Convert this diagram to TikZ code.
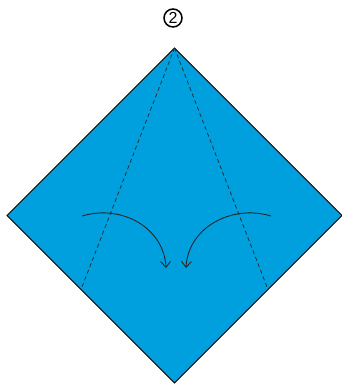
\documentclass[tikz,border=0pt]{standalone}
\usepackage{fontspec}
\setmainfont{Liberation Sans}
\usetikzlibrary{arrows.meta}
\definecolor{paperblue}{RGB}{0,160,222}
\tikzset{
  paper/.style={fill=paperblue,draw=black,line width=0.8pt,line join=miter},
  foldline/.style={draw=black!85,line width=0.7pt,dash pattern=on 4pt off 3pt},
  foldarrow/.style={draw=black!85,line width=0.9pt,-{Straight Barb[length=6pt,width=10pt]}},
  steplabel/.style={circle,draw=black,line width=1.5pt,minimum size=18pt,inner sep=0pt,
    font=\fontsize{16}{16}\selectfont}
}
\begin{document}
\begin{tikzpicture}[x=1pt,y=-1pt]
\useasboundingbox (0,0) rectangle (342,385);
\coordinate (top) at (174.5,48);
\coordinate (left) at (7,215.5);
\coordinate (right) at (342,215.5);
\coordinate (bottom) at (174.5,383);
\coordinate (dl) at (81,289.5);
\coordinate (dr) at (268,289.5);
\path[paper] (top) -- (right) -- (bottom) -- (left) -- cycle;
\draw[foldline] (top) -- (dl);
\draw[foldline] (top) -- (dr);
\coordinate (la) at (82,216);
\coordinate (lb) at (166,268);
\coordinate (ra) at (271,216);
\coordinate (rb) at (186,268);
\draw[foldarrow] (la) .. controls (122,204) and (164,228) .. (lb);
\draw[foldarrow] (ra) .. controls (231,204) and (188,228) .. (rb);
\node[steplabel] (lbl) at (173,18) {2};
\end{tikzpicture}
\end{document}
◆ ◆ ◆ ◆ ◆
» **WHAT THE TASK REQUIRES**: Write out each line again precisely as it appears, skipping every picture.

» **SOLUTION FOR THIS PROBLEM**:
Convert this diagram to TikZ code.
\documentclass[tikz,border=0pt]{standalone}
\usepackage{fontspec}
\setmainfont{Liberation Sans}
\usetikzlibrary{arrows.meta}
\definecolor{paperblue}{RGB}{0,160,222}
\tikzset{
  paper/.style={fill=paperblue,draw=black,line width=0.8pt,line join=miter},
  foldline/.style={draw=black!85,line width=0.7pt,dash pattern=on 4pt off 3pt},
  foldarrow/.style={draw=black!85,line width=0.9pt,-{Straight Barb[length=6pt,width=10pt]}},
  steplabel/.style={circle,draw=black,line width=1.5pt,minimum size=18pt,inner sep=0pt,
    font=\fontsize{16}{16}\selectfont}
}
\begin{document}
\begin{tikzpicture}[x=1pt,y=-1pt]
\useasboundingbox (0,0) rectangle (342,385);
\coordinate (top) at (174.5,48);
\coordinate (left) at (7,215.5);
\coordinate (right) at (342,215.5);
\coordinate (bottom) at (174.5,383);
\coordinate (dl) at (81,289.5);
\coordinate (dr) at (268,289.5);
\path[paper] (top) -- (right) -- (bottom) -- (left) -- cycle;
\draw[foldline] (top) -- (dl);
\draw[foldline] (top) -- (dr);
\coordinate (la) at (82,216);
\coordinate (lb) at (166,268);
\coordinate (ra) at (271,216);
\coordinate (rb) at (186,268);
\draw[foldarrow] (la) .. controls (122,204) and (164,228) .. (lb);
\draw[foldarrow] (ra) .. controls (231,204) and (188,228) .. (rb);
\node[steplabel] (lbl) at (173,18) {2};
\end{tikzpicture}
\end{document}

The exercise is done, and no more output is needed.